China ‘seriously concerned’ about NSA Huawei hacking allegations

24 Mar 2014

The Chinese government has demanded an explanation from Washington regarding a report that the US National Security Agency (NSA) infiltrated Huawei’s servers in 2010 with a view to verifying any link between the vendor and the Chinese People’s Liberation Army, tracking and gaining information on the workings of Huawei’s technology. Reuters writes that Hong Lei, a spokesperson for China’s foreign ministry, commented at a regular briefing that China was ‘seriously concerned’ about the spying allegations, which were published by the New York Times and German magazine Der Spiegel, based on classified documents leaked by Edward Snowden. According to the report, the NSA operation, codenamed ‘Shotgiant’, secured access to Huawei’s servers in its headquarters in Shenzhen and gained information about the workings of the telecom giant’s routers and digital switches. NSA documents were quoted as saying: ‘Many of our targets communicate over Huawei-produced products. We want to make sure that we know how to exploit these products…[to] gain access to networks of interest.’ The operation reportedly also sought to conduct surveillance and make preparations for a future cyber attack, with China’s political leadership – including former president Hu Jintao – and the trade and foreign ministries the main targets.
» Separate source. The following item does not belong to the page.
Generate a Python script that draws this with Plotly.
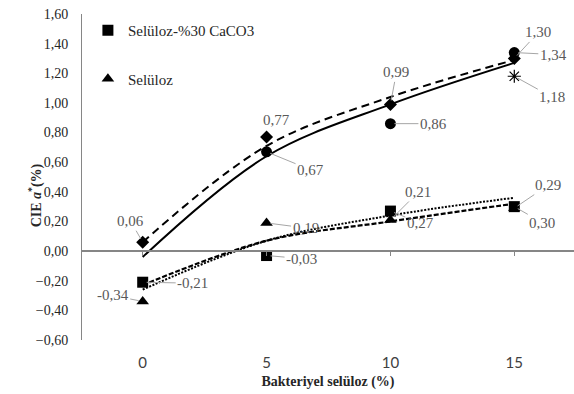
import plotly.graph_objects as go

# ---- data ----
x_vals = [0, 5, 10, 15]

diamond_x = [0, 5, 10, 15]
diamond_y = [0.06, 0.77, 0.99, 1.30]

circle_x = [5, 10, 15]
circle_y = [0.67, 0.86, 1.34]

star_x = [15]
star_y = [1.18]

square_y = [-0.21, -0.03, 0.27, 0.30]     # Selüloz-%30 CaCO3
triangle_y = [-0.34, 0.19, 0.21, 0.29]    # Selüloz

# trend lines (at x = 0, 5, 10, 15)
trend_upper_dash = [0.06, 0.71, 1.04, 1.29]
trend_upper_solid = [-0.04, 0.64, 0.99, 1.27]
trend_lower_dash = [-0.23, 0.07, 0.20, 0.32]
trend_lower_dot = [-0.26, 0.07, 0.24, 0.36]

y_ticks = [-0.6, -0.4, -0.2, 0.0, 0.2, 0.4, 0.6, 0.8, 1.0, 1.2, 1.4, 1.6]
x_ticks = [0, 5, 10, 15]

# labels: (x, y, text, ax, ay)
labels = [
    (0, 0.06, "0,06", -12, -21),
    (5, 0.67, "0,67", 44, 18),
    (10, 0.99, "0,99", 6, -32),
    (10, 0.86, "0,86", 43, 0),
    (15, 1.30, "1,30", 24, -26),
    (15, 1.34, "1,34", 39, 2),
    (15, 1.18, "1,18", 38, 21),
    (10, 0.21, "0,21", 28, -28),
    (10, 0.27, "0,27", 30, 12),
    (15, 0.29, "0,29", 34, -23),
    (15, 0.30, "0,30", 28, 16),
    (5, 0.19, "0,19", 39, 5),
    (5, -0.03, "-0,03", 35, 3),
    (0, -0.21, "-0,21", 50, 1),
    (0, -0.34, "-0,34", -30, -6),
]

SERIF = "Liberation Serif"
GRAY = "#868686"
LBL = "#595959"

fig = go.Figure()

# trend lines
fig.add_trace(go.Scatter(x=x_vals, y=trend_upper_dash, mode="lines", line_shape="spline",
                         line=dict(color="black", width=2, dash="8px,5px"), showlegend=False, hoverinfo="skip"))
fig.add_trace(go.Scatter(x=x_vals, y=trend_upper_solid, mode="lines", line_shape="spline",
                         line=dict(color="black", width=2), showlegend=False, hoverinfo="skip"))
fig.add_trace(go.Scatter(x=x_vals, y=trend_lower_dash, mode="lines", line_shape="spline",
                         line=dict(color="black", width=2.2, dash="5px,2px"), showlegend=False, hoverinfo="skip"))
fig.add_trace(go.Scatter(x=x_vals, y=trend_lower_dot, mode="lines", line_shape="spline",
                         line=dict(color="black", width=2, dash="2px,1.5px"), showlegend=False, hoverinfo="skip"))

# markers
fig.add_trace(go.Scatter(x=diamond_x, y=diamond_y, mode="markers",
                         marker=dict(symbol="diamond", color="black", size=10, opacity=1),
                         showlegend=False))
fig.add_trace(go.Scatter(x=circle_x, y=circle_y, mode="markers",
                         marker=dict(symbol="circle", color="black", size=11, opacity=1),
                         showlegend=False))
fig.add_trace(go.Scatter(x=star_x, y=star_y, mode="markers",
                         marker=dict(symbol="asterisk-open", color="black", size=11,
                                     line=dict(color="black", width=1.2)), showlegend=False))
fig.add_trace(go.Scatter(x=x_vals, y=triangle_y, mode="markers", name="Selüloz",
                         legendgroup="b", legendrank=2,
                         marker=dict(symbol="triangle-up", color="black", size=11, opacity=1)))
fig.add_trace(go.Scatter(x=x_vals, y=square_y, mode="markers", name="Selüloz-%30 CaCO3",
                         legendgroup="a", legendrank=1,
                         marker=dict(symbol="square", color="black", size=11, opacity=1)))

# dummy trace for the zero-line axis
fig.add_trace(go.Scatter(x=x_vals, y=[None] * 4, xaxis="x2", mode="markers",
                         showlegend=False, hoverinfo="skip"))

annotations = []
for (px, py, txt, ax, ay) in labels:
    annotations.append(dict(x=px, y=py, xref="x", yref="y", text=txt, showarrow=True,
                            arrowhead=0, arrowwidth=1, arrowcolor="#a6a6a6", ax=ax, ay=ay,
                            standoff=4, font=dict(family=SERIF, size=15, color=LBL)))
annotations.append(dict(x=5, y=0.77, xref="x", yref="y", text="0,77", showarrow=False,
                        xshift=10, yshift=17, font=dict(family=SERIF, size=15, color=LBL)))
annotations.append(dict(x=-0.116, y=0.445, xref="paper", yref="paper",
                        text="<b>CIE <i>a</i><sup>*</sup>(%)</b>", textangle=-90, showarrow=False,
                        font=dict(family=SERIF, size=14, color="#262626")))

fig.update_layout(
    width=574, height=394,
    margin=dict(l=82, r=0, t=14, b=54),
    paper_bgcolor="white", plot_bgcolor="white",
    separators=",.",
    font=dict(family=SERIF, color="#262626"),
    xaxis=dict(range=[-2.45, 17.41], tickvals=x_ticks, showline=False, zeroline=False,
               showgrid=False, ticks="", ticklabelstandoff=12,
               tickfont=dict(family="Lato", size=15, color="#404040"),
               title=dict(text="<b>Bakteriyel selüloz (%)</b>", standoff=6,
                          font=dict(family=SERIF, size=14, color="#262626"))),
    xaxis2=dict(range=[-2.45, 17.41], overlaying="x", anchor="free", position=0.6 / 2.2,
                tickvals=x_ticks, showticklabels=False, showline=True, linewidth=2,
                linecolor=GRAY, ticks="outside", ticklen=4, tickcolor=GRAY, tickwidth=1,
                zeroline=False, showgrid=False),
    yaxis=dict(range=[-0.6, 1.6], tickvals=y_ticks, tickformat=".2f", showgrid=False,
               zeroline=False, showline=True, linecolor=GRAY, linewidth=1, ticks="",
               ticklabelstandoff=10,
               tickfont=dict(family=SERIF, size=14, color="#262626")),
    legend=dict(x=0.012, y=1.0, xanchor="left", yanchor="top", bgcolor="rgba(0,0,0,0)",
                tracegroupgap=26, itemwidth=30, traceorder="grouped",
                font=dict(family=SERIF, size=15, color="#262626")),
    annotations=annotations,
    showlegend=True,
)

fig.write_html("out.html")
Remarking on the accusations, William Plummer, a senior Huawei executive said that the company was not aware that it had been targeted by the US. The official was quick to point out the similarity between the NSA’s alleged hacking and the accusations levelled against Huawei in 2011 that the vendor’s equipment was being used to hack into sensitive networks in the US: ‘The irony is that exactly what they are doing to us is what they have always charged that the Chinese are doing through us.’ Plummer went on, calling for the US government to rescind its claims that Huawei has ties to Beijing and the Chinese armed forces, allegations which have hampered the group’s operations in the US and worldwide: ‘If such espionage has been truly conducted then it is known that the company is independent and has no unusual ties to any government, and that knowledge should be relayed publicly to put an end to an era of mis- and disinformation.’